Riki menduga adanya indikasi keterlibatan mafia tanah dalam kasus ini. "Lahan yang dinyatakan milik pemerintah tiba-tiba memiliki girik atas nama pribadi. Ini membuka dugaan keterlibatan mafia tanah," tegasnya. Ia juga meminta aparat penegak hukum serta instansi terkait untuk memberantas praktik mafia tanah yang merugikan masyarakat dan negara.
Tinjauan Hukum: Surat Izin Garap, Girik, dan Penggusuran
Dalam peraturan agraria Indonesia, girik adalah bukti penguasaan tanah secara adat dan bukan sertifikat hak milik. Meski begitu, girik masih diakui sebagai bukti kepemilikan untuk tanah yang belum bersertifikat. Namun, berdasarkan Undang-Undang Nomor 5 Tahun 1960 tentang Peraturan Dasar Pokok-Pokok Agraria (UUPA), tanah milik negara tidak dapat diterbitkan girik, karena tidak termasuk dalam hak milik pribadi. Berdasarkan Pasal 33 dan 34 UUPA, tanah yang dikuasai negara bisa saja dikelola atau digarap oleh masyarakat melalui izin pengelolaan atau izin garap, namun tidak beralih menjadi kepemilikan pribadi.
Dalam kasus ini, lahan yang diklaim oleh Hj. Holilah sebagai lahan garapan milik negara di bawah Kementerian PUPR seharusnya tidak dapat diterbitkan girik atas nama pribadi, sesuai ketentuan UUPA. Penggunaan girik oleh pihak lain sebagai dasar pembebasan lahan untuk proyek pemerintah menimbulkan dugaan maladministrasi, yang juga dapat dikaitkan dengan Pasal 385 Kitab Undang-Undang Hukum Pidana (KUHP) tentang penyerobotan tanah.
Upaya Perlindungan Hukum untuk Penggarap Tanah
Dalam Undang-Undang Nomor 2 Tahun 2012 tentang Pengadaan Tanah bagi Pembangunan untuk Kepentingan Umum, disebutkan bahwa masyarakat yang memiliki bukti penguasaan tanah, seperti izin garap yang sah, wajib diikutsertakan dalam musyawarah pengadaan tanah dan memperoleh ganti rugi yang adil dan layak. Dalam kasus Hj. Holilah, absennya mediasi atau musyawarah sejak 2013 memperlihatkan potensi pelanggaran UU tersebut.
Pengacara Hj.
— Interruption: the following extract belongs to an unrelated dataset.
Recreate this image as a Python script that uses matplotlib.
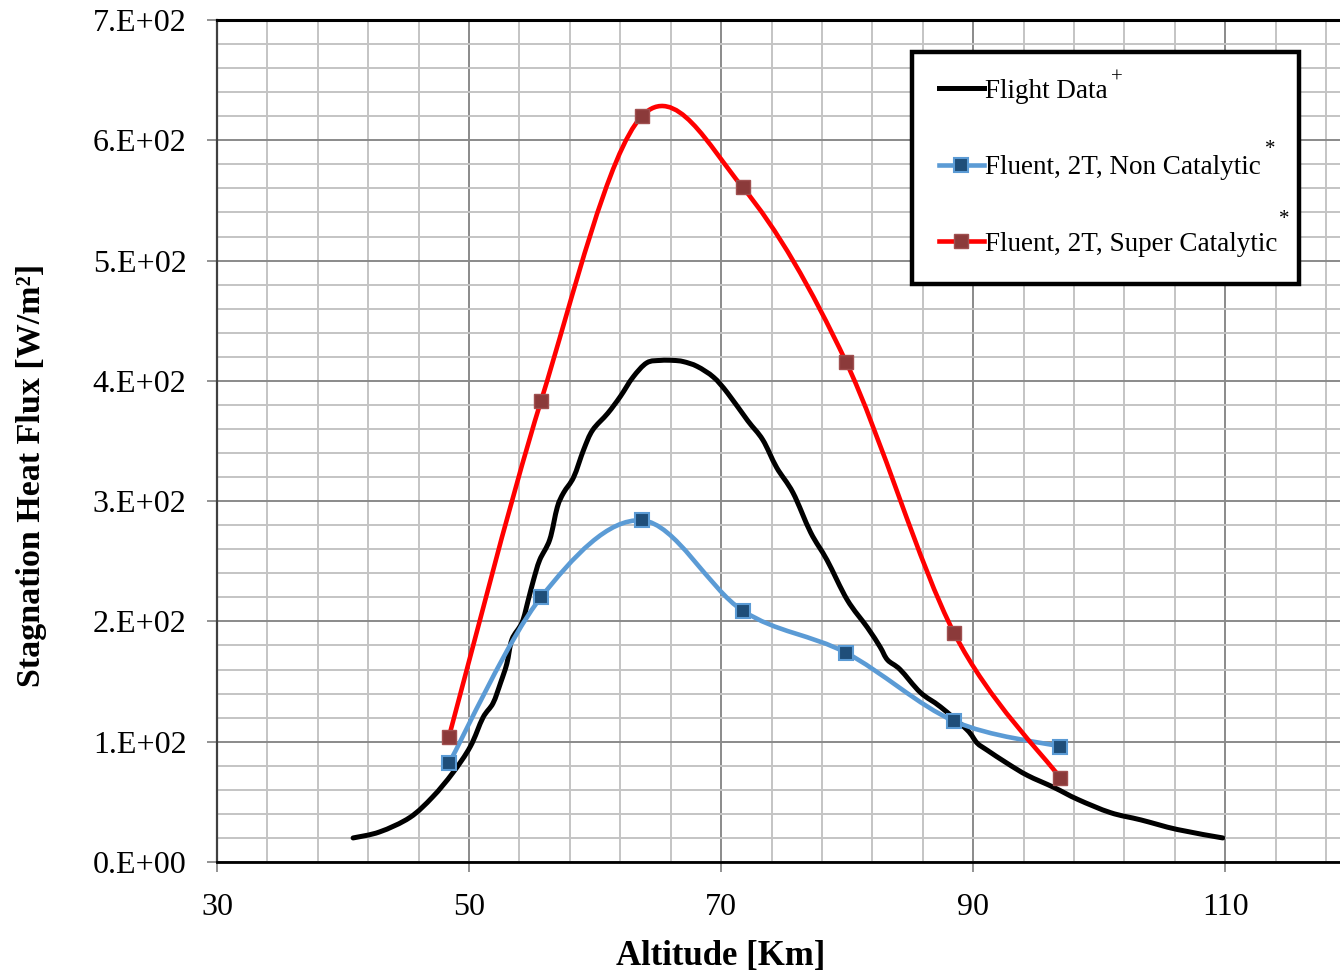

Holilah juga menuntut adanya perlindungan lebih lanjut dari pemerintah dalam pemberantasan mafia tanah, yang telah disuarakan oleh Presiden dalam Instruksi Presiden No. 2 Tahun 2018 tentang Percepatan Pendaftaran Tanah Sistematis Lengkap, di mana pemerintah pusat hingga daerah diinstruksikan untuk mencegah dan menindak mafia tanah serta menyelesaikan konflik pertanahan.
Harapan Penyelesaian
Riki Kelly, SH, mendesak pihak PUPR dan pemerintah setempat untuk melakukan verifikasi ulang atas kepemilikan girik tersebut dan memastikan pengosongan lahan sesuai prosedur hukum yang berlaku. "Kami berharap ada solusi yang adil bagi Hj. Holilah sebagai pemegang izin garap sah, serta langkah tegas untuk memberantas praktik mafia tanah yang dapat menimbulkan ketidakpastian hukum dan merugikan negara," tutupnya.
Kasus ini menyoroti pentingnya pengawasan ketat dalam penerbitan dokumen tanah serta perlunya transparansi dalam proses pembebasan lahan untuk kepentingan umum agar tidak menimbulkan kerugian bagi pihak penggarap sah maupun pemerintah.